Democratization of investing is extremely important for investors, and with an increased interest in alternative investments, this will need to become a priority. More infrastructure needs to be in place with decreased barriers to entry for those wanting to diversify their portfolios.
Move Over Institutions. The People Have Arrived.
Democratization – The word speaks to the broad notion of the people controlling systems and resources rather than a concentrated few, in this case, the institutions. Democratization is a concept that has wedged its way into our society over the past few hundred years and is also wedging its way into broader capital markets.
For too long, the financial industry has been dominated by a small, unelected group of actors, which is a damaging trend that needs to change. Increasing access for all investors’ to explore new asset classes helps make it possible for them to control their own destiny in the end. One of the best ways to introduce a new level of democratization is through the incorporation of alternative asset classes and strategies.
Even though High-Net-Worth (HNW) individuals may control a considerable amount of assets, these very same individuals are often finding themselves sidelined by the various investment firms and financial institutions they have come to know and trust. Ultimately, for any financial firm to consider itself to be “democratized,” rather than a simple autocracy, it must be willing to allow its members to make changes and investments as they see fit.
This is what democratization is really all about. It has become clear that it is time for the financial industry, as a whole, to evolve. The idea that a few special interest groups (or individuals) ought to dictate the ways in which HNW individuals allocate their wealth is simply a thing of the past.
The upside to upping alternative investments
When people hear the term “alternative” investments, they may envision high-risk investments with a very high probability of default. In reality, alternative investments are often well-hedged and protected from risk, may offer the potential for a very high upside with limited downside.
There are alternative investments that relatively conservative wealth managers have recognized to be lucrative. The Russell 2000, a collection of the largest and most innovative companies in the US, has consistently outperformed the S&P 500 (a standard investment metric) over the past ten years. As time goes on, the performance gap between these differing investment classes may likely grow even further apart. Although the Russell 2000 is just one alternative that investors may consider, the need for financial self-determination still remains.
Financial institutions often tend to act conservatively as they work towards a balance between expected return and expected risk, as their boards of directors may require. These financial institutions are often structurally mandated to serve their shareholders rather than act in their investors’ best interests. It has become clear that the democratization of investments may benefit nearly all classes of investors.
More axxes, more choice
In the contemporary investment climate, investors have relatively limited access to choosing the investment classes they want to use to allocate their wealth. The foremost factor limiting the selection of assets, something that is essential to the democratization of capital, is the availability of choices. By increasing their exposure to alternative investments, decreasing fees, and decreasing minimum investment levels, investors will gain the ability to control their own financial destiny.

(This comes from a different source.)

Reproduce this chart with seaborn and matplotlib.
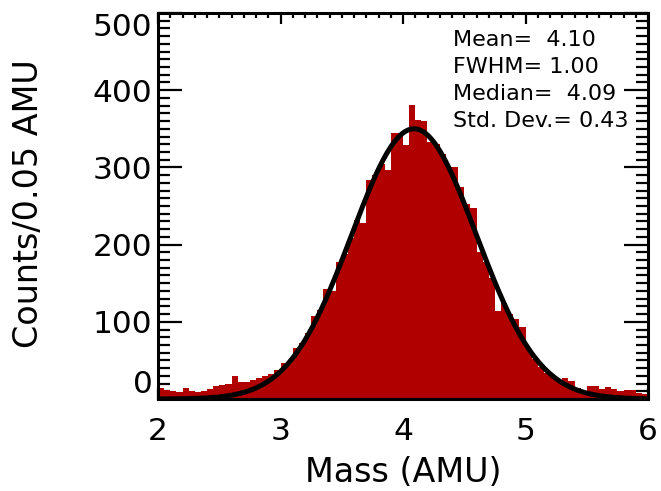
import numpy as np
import pandas as pd
import matplotlib
matplotlib.use("Agg")
import matplotlib.pyplot as plt
from matplotlib.ticker import MultipleLocator
import seaborn as sns

# ---- data ----
bin_start = 2.0
bin_end = 6.0
bin_width = 0.05
counts = [14, 12, 10, 9, 14, 10, 9, 11, 13, 17,
          18, 20, 30, 22, 22, 25, 27, 30, 33, 38,
          46, 48, 66, 72, 85, 108, 115, 142, 140, 178,
          188, 208, 232, 228, 284, 290, 305, 297, 345, 345,
          329, 381, 362, 360, 333, 330, 318, 300, 300, 275,
          252, 247, 190, 178, 157, 114, 124, 110, 104, 93,
          65, 52, 42, 34, 28, 25, 27, 23, 14, 10,
          17, 17, 13, 15, 13, 10, 12, 12, 8, 7]

# Gaussian fit curve parameters (as drawn)
fit_mean = 4.09
fit_sigma = 0.51
fit_amp = 350.0

stats_lines = ["Mean=  4.10", "FWHM= 1.00", "Median=  4.09", "Std. Dev.= 0.43"]
x_label = "Mass (AMU)"
y_label = "Counts/0.05 AMU"

# ---- build tables ----
n_bins = len(counts)
centers = bin_start + bin_width * (np.arange(n_bins) + 0.5)
hist_df = pd.DataFrame({"mass": centers, "counts": counts})

xf = np.linspace(bin_start, bin_end, 600)
fit_df = pd.DataFrame({"mass": xf,
                       "fit": fit_amp * np.exp(-(xf - fit_mean) ** 2 / (2 * fit_sigma ** 2))})

sns.set_style("ticks")
plt.rcParams["font.family"] = ["DejaVu Sans"]
plt.rcParams["text.color"] = "black"
plt.rcParams["axes.labelcolor"] = "black"

fig = plt.figure(figsize=(6.61, 4.91), dpi=100)
ax = fig.add_axes([158 / 661, 1 - 399 / 491, 490 / 661, 386 / 491])

sns.histplot(data=hist_df, x="mass", weights="counts", bins=n_bins,
             binrange=(bin_start, bin_end),
             element="step", fill=True, color="#b00000", alpha=1.0,
             linewidth=0, ax=ax)
sns.lineplot(data=fit_df, x="mass", y="fit", color="black", linewidth=3.6, ax=ax)

ax.set_xlim(2, 6)
ax.set_ylim(0, 500)
ax.xaxis.set_major_locator(MultipleLocator(1))
ax.xaxis.set_minor_locator(MultipleLocator(0.1))
ax.yaxis.set_major_locator(MultipleLocator(100))
ax.yaxis.set_minor_locator(MultipleLocator(10))

for s in ax.spines.values():
    s.set_linewidth(2.2)
    s.set_color("black")
    s.set_visible(True)

ax.tick_params(axis="both", which="both", direction="in", top=True, right=True,
               colors="black", labelsize=22.5)
ax.tick_params(axis="y", which="major", length=17.5, width=1.6, pad=4)
ax.tick_params(axis="y", which="minor", length=8.5, width=1.6)
ax.tick_params(axis="x", which="major", length=7.8, width=1.6, pad=13)
ax.tick_params(axis="x", which="minor", length=3.6, width=1.6)

ax.set_xlabel(x_label, fontsize=24, va="baseline", color="black")
ax.xaxis.set_label_coords(0.5, -0.215)
ax.set_ylabel(y_label, fontsize=24, va="center", color="black")
ax.yaxis.set_label_coords(-0.265, 0.505)

ax.text(0.602, 0.955, "\n".join(stats_lines), transform=ax.transAxes,
        ha="left", va="top", fontsize=16, linespacing=1.43, color="black")

fig.canvas.draw()
for t in ax.yaxis.get_major_ticks():
    loc = t.get_loc()
    if abs(loc - 0) < 1e-6:
        t.label1.set_verticalalignment("bottom")
    elif abs(loc - 500) < 1e-6:
        t.label1.set_verticalalignment("top")

fig.savefig("out.png", dpi=100)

An additional obstacle that has limited investors’ ability to access alternative investments is the choices available. It’s important to keep in mind that these investments may not even be relatively “high-risk” investment options. But, the pre-existing infrastructure may make it difficult to allocate and move capital toward alternative investments as the investor may desire.
The general resistance to change that has plagued the investment community for both HNW and other investors alike are structural factors that have hindered the alternative investments asset class from evolving. Most notably, the amount of heavy paperwork involved in the asset redistribution process and the high level of integrated reporting/administration have made it very difficult for investors to adjust their strategies with ease.
Furthermore, high levels of illiquidity, arguably a feature of the broader financial system, rather than a bug, has also made it challenging for investors to move their capital from where it held to where they desire it to be. While the best path away from this illiquid, restricting status quo might not be universally identifiable, it is clear that changes will need to be made within the financial industry.
One way for financial institutions to restore trust with their investors and improve the overall level of democratization is to increase transparency wherever possible. While what makes a financial institution more “transparent” may not always be clear. Nevertheless, there are a few basic principles that often apply.
By increasing due diligence and access to portfolio construction and analysis, financial institutions will make it easier for investors to identify how they operate and the goals they seek to achieve. Publishing more information alongside providing more transparency to investors will always be more beneficial than publishing less information and avoiding transparency.